Header Ads

In the Name of Peace

Atas nama perdamaian, aku menutup mata. Tak mencermati televisi yang menyiarkan berita perang. Atas nama kemanusiaan, aku menutup daun telinga. Tak mendengar selenting kabar tak jelas berisi sumpah serapah dari orang pembenci damai. Atas nama peradaban, kututup mata hati. Tak mengindahkan peninggalan nenek moyang, berharap bersama kita membangun budaya baru. Sebagai manusia yang berwajib untuk bekerja. Kepada perdamaian.

 

Atas nama perdamaian, enyahlah para pemimpin sewenang wenang.
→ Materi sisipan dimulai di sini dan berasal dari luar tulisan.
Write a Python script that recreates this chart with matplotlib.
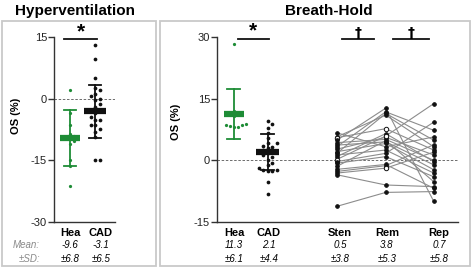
import numpy as np
import matplotlib
matplotlib.use("Agg")
import matplotlib.pyplot as plt
from matplotlib.patches import Rectangle

plt.rcParams['font.family'] = ['Liberation Sans', 'DejaVu Sans']

# ---------------- data ----------------
hv_groups = ["Hea", "CAD"]
hv_hea = [2.2, -3.5, -6.5, -8.5, -9.2, -9.8, -10.3, -11.0, -15.0, -16.3, -21.3]
hv_cad = [13.1, 9.6, 5.1, 2.7, 2.0, 1.2, 0.6, 0.0, -0.4, -1.2, -2.0, -2.8, -2.8,
          -3.6, -4.5, -5.3, -5.3, -6.5, -6.5, -7.3, -8.1, -9.3, -15.0, -15.0]
hv_mean = [-9.6, -3.1]
hv_sd = [6.8, 6.5]

bh_groups = ["Hea", "CAD", "Sten", "Rem", "Rep"]
bh_hea = [28.2, 12.0, 11.4, 10.8, 8.8, 8.6, 8.4, 8.2, 8.6, 8.0]
bh_cad = [9.6, 8.8, 7.8, 6.6, 5.5, 4.1, 4.1, 3.6, 3.3, 3.0, 2.5, 2.0, 1.7, 1.2,
          0.9, 0.2, -0.7, -1.2, -1.9, -2.4, -2.4, -2.6, -2.6, -5.2, -8.2]
bh_mean = [11.3, 2.1, 0.5, 3.8, 0.7]
bh_sd = [6.1, 4.4, 3.8, 5.3, 5.8]

sten = [6.7, 5.7, 5.5, 4.9, 4.3, 3.7, 3.3, 2.7, 2.1, 1.7, 1.3, 0.9, 0.2, -0.3,
        -0.7, -1.5, -2.2, -2.7, -3.1, -3.5, -11.2]
rem = [3.3, 11.0, 7.7, 12.7, 5.1, 4.5, 11.8, 5.6, 4.1, 11.4, 2.5, 6.5, 5.9, 1.7,
       0.9, 4.8, -1.0, -1.3, -1.9, -6.0, -7.8]
rep = [5.7, 3.3, 2.5, -10.0, 0.0, -1.1, 7.3, 1.3, -2.3, 4.9, -3.1, -0.3, 13.8, 9.3,
       -4.0, -5.2, -6.8, 3.8, 2.0, -6.4, -7.6]
sten_open = [False, False, True, False, False, False, False, False, False, False, False,
             False, True, False, False, False, False, False, False, False, False]
rem_open = [False, False, True, False, False, False, False, False, False, False, False,
            False, True, False, False, False, False, False, True, False, False]

hv_ticks = [-30, -15, 0, 15]
bh_ticks = [-15, 0, 15, 30]

# ---------------- style ----------------
GREEN = '#1e8c36'
BLACK = '#111111'
GRAY = '#8a8a8a'
W, H = 472, 269

fig = plt.figure(figsize=(W / 100, H / 100), dpi=100)


def fx(px):
    return px / W


def fy(py):
    return 1 - py / H


def swarm(vals, yunit_px, xunit_px, diam=3.2):
    vals = np.asarray(vals, float)
    order = np.argsort(vals)
    placed = []
    offs = np.zeros(len(vals))
    for i in order:
        y = vals[i] * yunit_px
        for k in [0, 1, -1, 2, -2, 3, -3, 4, -4]:
            x = k * diam
            ok = all((x - px) ** 2 + (y - py) ** 2 >= diam ** 2 * 0.9 for px, py in placed)
            if ok:
                break
        placed.append((x, y))
        offs[i] = x / xunit_px
    return offs


def style_axes(ax, ticks):
    for s in ['top', 'right']:
        ax.spines[s].set_visible(False)
    for s in ['left', 'bottom']:
        ax.spines[s].set_color('#333333')
        ax.spines[s].set_linewidth(1.0)
    ax.set_yticks(ticks)
    ax.set_yticklabels([str(t) for t in ticks])
    ax.tick_params(axis='y', length=4, width=1.0, color='#333333', pad=1,
                   labelsize=8, labelcolor='#222222')
    ax.set_xticks([])
    ax.axhline(0, color='#555555', lw=0.6, ls=(0, (3, 2)), zorder=0)


def group_plot(ax, x, vals, mean, sd, color, xunit_px, yunit_px, bar_w, cap_w, ms, diam):
    offs = swarm(vals, yunit_px, xunit_px, diam=diam)
    ax.scatter(np.full(len(vals), x) + offs, vals, s=ms ** 2 * 0.8, color=color,
               zorder=3, linewidths=0)
    ax.plot([x, x], [mean - sd, mean + sd], color=color, lw=1.3, zorder=4)
    for v in (mean - sd, mean + sd):
        ax.plot([x - cap_w / 2, x + cap_w / 2], [v, v], color=color, lw=1.3, zorder=4)
    ax.plot([x - bar_w / 2, x + bar_w / 2], [mean, mean], color=color, lw=4.5,
            solid_capstyle='butt', zorder=5)


# ---------------- panel borders ----------------
for (x0, x1) in [(2, 156), (160, 470)]:
    fig.patches.append(Rectangle((fx(x0), fy(266)), fx(x1) - fx(x0), fy(21) - fy(266),
                                 transform=fig.transFigure, fill=False,
                                 edgecolor='#c9c9c9', lw=1.3))

yu = 185 / 45.0

# ---------------- hyperventilation panel ----------------
axL = fig.add_axes([fx(54), fy(222), fx(115) - fx(54), fy(37) - fy(222)])
hv_pos = [1.0, 2.0]
axL.set_xlim(0.36, 2.8)
axL.set_ylim(-30, 15)
style_axes(axL, hv_ticks)
xu_L = 25.0
group_plot(axL, hv_pos[0], hv_hea, hv_mean[0], hv_sd[0], GREEN, xu_L, yu,
           bar_w=20 / xu_L, cap_w=12 / xu_L, ms=2.6, diam=3.5)
group_plot(axL, hv_pos[1], hv_cad, hv_mean[1], hv_sd[1], BLACK, xu_L, yu,
           bar_w=22 / xu_L, cap_w=12 / xu_L, ms=3.0, diam=4.5)
axL.plot([0.76, 2.08], [14.5, 14.5], color=BLACK, lw=1.3, clip_on=False)
axL.text(1.42, 14.0, '*', ha='center', va='bottom', fontsize=15, fontweight='bold',
         clip_on=False)

# ---------------- breath-hold panel ----------------
axR = fig.add_axes([fx(217), fy(222), fx(458) - fx(217), fy(37) - fy(222)])
bh_pos = [1.0, 1.70, 3.12, 4.13, 5.12]
axR.set_xlim(0.65, 5.62)
axR.set_ylim(-15, 30)
style_axes(axR, bh_ticks)
xu_R = 48.5
group_plot(axR, bh_pos[0], bh_hea, bh_mean[0], bh_sd[0], GREEN, xu_R, yu,
           bar_w=20 / xu_R, cap_w=13 / xu_R, ms=2.6, diam=4.0)
group_plot(axR, bh_pos[1], bh_cad, bh_mean[1], bh_sd[1], BLACK, xu_R, yu,
           bar_w=23 / xu_R, cap_w=13 / xu_R, ms=3.0, diam=4.5)

px3 = bh_pos[2:]
for i in range(len(sten)):
    axR.plot(px3, [sten[i], rem[i], rep[i]], color='#8c8c8c', lw=0.8, zorder=2)
for xpos, vals, opn in [(px3[0], sten, sten_open), (px3[1], rem, rem_open),
                        (px3[2], rep, [False] * len(rep))]:
    for v, o in zip(vals, opn):
        axR.plot([xpos], [v], 'o', ms=2.6 if not o else 3.2,
                 mfc='white' if o else BLACK, mec=BLACK, mew=0.7, zorder=3)

axR.plot([1.083, 1.72], [29.6, 29.6], color=BLACK, lw=1.3, clip_on=False)
axR.text(1.40, 29.1, '*', ha='center', va='bottom', fontsize=15, fontweight='bold',
         clip_on=False)
for (a, b) in [(3.227, 3.887), (4.279, 5.02)]:
    axR.plot([a, b], [29.4, 29.4], color=BLACK, lw=1.3, clip_on=False)
    axR.text((a + b) / 2, 29.2, '\u2020', ha='center', va='bottom', fontsize=10,
             clip_on=False, family=['DejaVu Sans'], fontweight='bold')

# ---------------- texts ----------------
fig.text(fx(75), fy(11), 'Hyperventilation', ha='center', va='center',
         fontsize=11, fontweight='bold')
fig.text(fx(329), fy(11), 'Breath-Hold', ha='center', va='center',
         fontsize=11, fontweight='bold')
fig.text(fx(16), fy(116), 'OS (%)', rotation=90, ha='center', va='center',
         fontsize=8, fontweight='bold')
fig.text(fx(176), fy(122), 'OS (%)', rotation=90, ha='center', va='center',
         fontsize=8, fontweight='bold')

fig.text(fx(40), fy(245), 'Mean:', ha='right', va='center', fontsize=7,
         style='italic', color=GRAY)
fig.text(fx(40), fy(259), '\u00b1SD:', ha='right', va='center', fontsize=7,
         style='italic', color=GRAY)

# label columns (pixel x centres of the text under each axis)
hv_label_x = [70, 101]
bh_label_x = [234, 269, 340, 387, 439]
for lx, names, means, sds in [(hv_label_x, hv_groups, hv_mean, hv_sd),
                              (bh_label_x, bh_groups, bh_mean, bh_sd)]:
    for p, n, m, s in zip(lx, names, means, sds):
        fig.text(fx(p), fy(233), n, ha='center', va='center', fontsize=8,
                 fontweight='bold')
        fig.text(fx(p), fy(245), f'{m:.1f}', ha='center', va='center', fontsize=7,
                 style='italic')
        fig.text(fx(p), fy(259), f'\u00b1{s:.1f}', ha='center', va='center', fontsize=7,
                 style='italic')

fig.savefig('out.png', dpi=100)
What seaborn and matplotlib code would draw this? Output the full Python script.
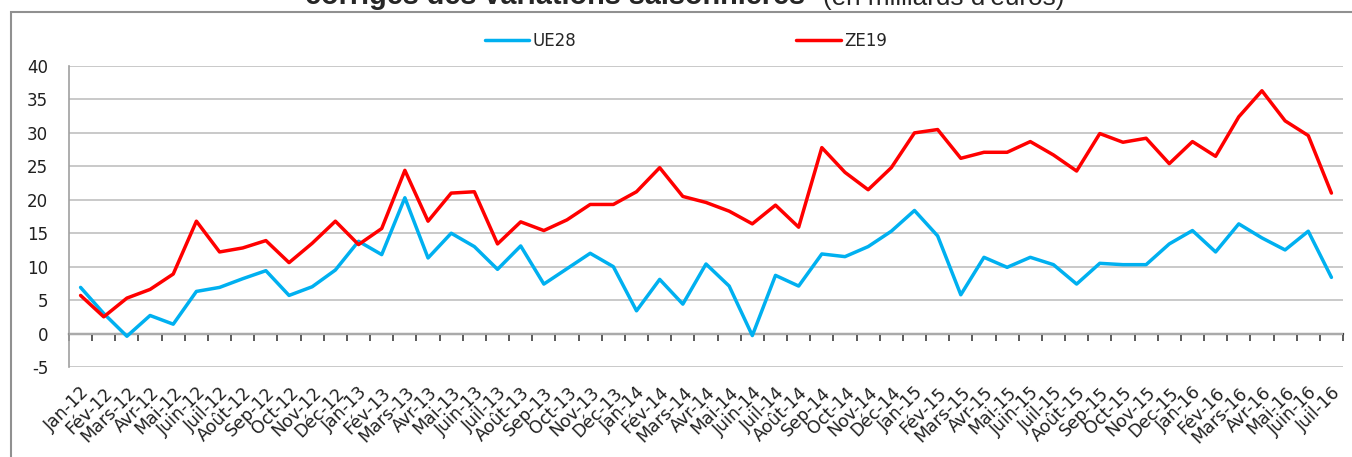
import numpy as np
import pandas as pd
import seaborn as sns
import matplotlib.pyplot as plt
import matplotlib.transforms as mtransforms
from matplotlib.patches import Rectangle

# Data (milliards d'euros)
mois = ['Jan-12', 'Fév-12', 'Mars-12', 'Avr-12', 'Mai-12', 'Juin-12', 'Juil-12', 'Août-12', 'Sep-12', 'Oct-12', 'Nov-12', 'Déc-12',
        'Jan-13', 'Fév-13', 'Mars-13', 'Avr-13', 'Mai-13', 'Juin-13', 'Juil-13', 'Août-13', 'Sep-13', 'Oct-13', 'Nov-13', 'Déc-13',
        'Jan-14', 'Fév-14', 'Mars-14', 'Avr-14', 'Mai-14', 'Juin-14', 'Juil-14', 'Août-14', 'Sep-14', 'Oct-14', 'Nov-14', 'Déc-14',
        'Jan-15', 'Fév-15', 'Mars-15', 'Avr-15', 'Mai-15', 'Juin-15', 'Juil-15', 'Août-15', 'Sep-15', 'Oct-15', 'Nov-15', 'Dec-15',
        'Jan-16', 'Fév-16', 'Mars-16', 'Avr-16', 'Mai-16', 'Juin-16', 'Juil-16']

ue28 = [6.9, 3.0, -0.4, 2.7, 1.4, 6.3, 6.9, 8.2, 9.4, 5.7, 7.0, 9.5,
        13.8, 11.8, 20.3, 11.3, 15.0, 13.0, 9.6, 13.1, 7.4, 9.7, 12.0, 10.0,
        3.4, 8.1, 4.4, 10.4, 7.1, -0.3, 8.7, 7.1, 11.9, 11.5, 13.0, 15.3,
        18.4, 14.6, 5.8, 11.4, 9.9, 11.4, 10.3, 7.4, 10.5, 10.3, 10.3, 13.4,
        15.4, 12.2, 16.4, 14.3, 12.5, 15.3, 8.4]

ze19 = [5.7, 2.5, 5.3, 6.6, 8.9, 16.8, 12.2, 12.8, 13.9, 10.6, 13.5, 16.8,
        13.3, 15.7, 24.4, 16.8, 21.0, 21.2, 13.4, 16.7, 15.4, 17.0, 19.3, 19.3,
        21.2, 24.8, 20.5, 19.6, 18.3, 16.4, 19.2, 15.9, 27.8, 24.1, 21.5, 24.8,
        30.0, 30.5, 26.2, 27.1, 27.1, 28.7, 26.7, 24.3, 29.9, 28.6, 29.2, 25.4,
        28.7, 26.5, 32.4, 36.3, 31.8, 29.6, 21.0]

df = pd.DataFrame({
    'mois': mois * 2,
    'valeur': ue28 + ze19,
    'serie': ['UE28'] * len(mois) + ['ZE19'] * len(mois),
})

sns.set_style('white')
plt.rcParams['font.family'] = ['DejaVu Sans']
plt.rcParams['axes.unicode_minus'] = False

fig = plt.figure(figsize=(13.52, 4.57), dpi=100)
ax = fig.add_axes([69 / 1352, 1 - 367 / 457, (1343 - 69) / 1352, (367 - 66) / 457])

sns.lineplot(data=df, x='mois', y='valeur', hue='serie', sort=False,
             palette={'UE28': '#00B0F0', 'ZE19': '#FF0000'}, linewidth=2.5, ax=ax)

ax.set_xlim(-0.5, len(mois) - 0.5)
ax.set_ylim(-5, 40)
ax.set_yticks(np.arange(-5, 41, 5))
ax.yaxis.grid(True, color='#c0c0c0', linewidth=1.2)
ax.set_axisbelow(True)
ax.set_xlabel('')
ax.set_ylabel('')

for s in ['top', 'right', 'bottom']:
    ax.spines[s].set_visible(False)
ax.spines['left'].set_color('#a0a0a0')
ax.spines['left'].set_linewidth(1.2)
ax.tick_params(axis='y', length=6, color='#a0a0a0', width=1.2, labelsize=12, labelcolor='#202020', pad=9)

# category labels, rotated like Excel
ax.set_xticks(range(len(mois)))
ax.set_xticklabels(mois, rotation=45, ha='right', rotation_mode='anchor', fontsize=12.5, color='#202020')
ax.tick_params(axis='x', length=0, pad=12)
offset = mtransforms.ScaledTranslation(0, 0, fig.dpi_scale_trans)
for lab in ax.get_xticklabels():
    lab.set_transform(lab.get_transform() + offset)

# horizontal axis at zero with ticks between categories
zero_ax = ax.secondary_xaxis(5 / 45)
zero_ax.set_xticks(np.arange(-0.5, len(mois), 1))
zero_ax.tick_params(axis='x', length=5, width=1.2, color='#404040', labelbottom=False)
zero_ax.spines['bottom'].set_color('#404040')
zero_ax.spines['bottom'].set_linewidth(1.6)

# legend on top
handles, labels = ax.get_legend_handles_labels()
ax.legend(handles, labels, loc='center', bbox_to_anchor=(686 / 1352, 1 - 41 / 457),
          bbox_transform=fig.transFigure, ncol=2, frameon=False, fontsize=12,
          handlelength=2.65, handletextpad=0.2, columnspacing=13.2)

# chart border
fig.patches.append(Rectangle((11 / 1352, -0.05), 1.1, 1 - 12 / 457 + 0.05, transform=fig.transFigure,
                             fill=False, edgecolor='#909090', linewidth=1.5))

# title, cut at the top of the image
fig.text(805 / 1352, 1 - 4.5 / 457, 'corrigés des variations saisonnières', ha='right', va='baseline',
         fontsize=20.8, fontweight='bold', family='Liberation Sans')
fig.text(823 / 1352, 1 - 4.5 / 457, "(en milliards d'euros)", ha='left', va='baseline',
         fontsize=18.8, family='Liberation Sans')

fig.savefig('out.png', dpi=100)
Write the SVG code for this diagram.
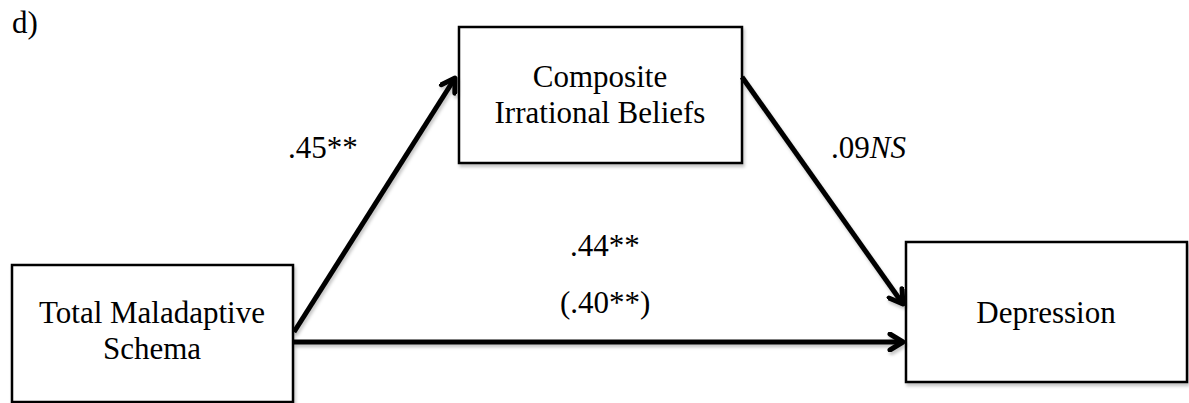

Yang lebih mementingkan saudara untuk menjabat posisi paling nyaman. Dan mengesampingkan bakat bakat muda terbaik, membiarkan mereka jatuh dalam frustasi. Atas nama kemanusiaan, berharaplah untuk tidak terlahir sebagai manusia. Karena manusia adalah tempat salah dan angkara. Yang ditakdirkan Tuhan dengan segala tantangan, yang meski sudah berukur tetap saja mengeluh namun juga tertawa di selanya. Atas nama peradaban, berbaik baiklah kepada para penguasa yang menjamin kehidupan dengan semestinya. Karena itu adalah jaminan menjadi manusia yang terhormat. Meski sementara, tak abadi biarlah itu sekadar angan yang menjamur di saat hujan.

 

Atas nama perdamaian, konspirasi politik biarkan melayang di udara. Bersama bau anyir Tuhan dan Dewa yang sudah dilecehkan oleh para remaja bertanduk buatan. Atas nama kemanusiaan, moralitas tak berlaku lagi di tengah gemuruh sumbar para kyai di podium. Yang anehnya tak lagi diindahkan oleh sebagian warga. Karena tenggelam oleh betapa mengasyikkan berada dalam lingkaran kemaksiatan. Atas nama peradaban, binasalah kita dalam waktu singkat. Bukan karena murka Tuhan. Tapi karena ulah sendiri yang berkumpul dalam rentang masa.

 

Atas nama perdamaian, kemanusian, dan peradaban. Semua bergantung pada satu satu orang. Tak mungkin menggabungkan semua, karena itu tak mungkin di tata negeri yang sudah berubah menjadi MONSTER seperti ini. Indonesia dengan demokrasi buatan.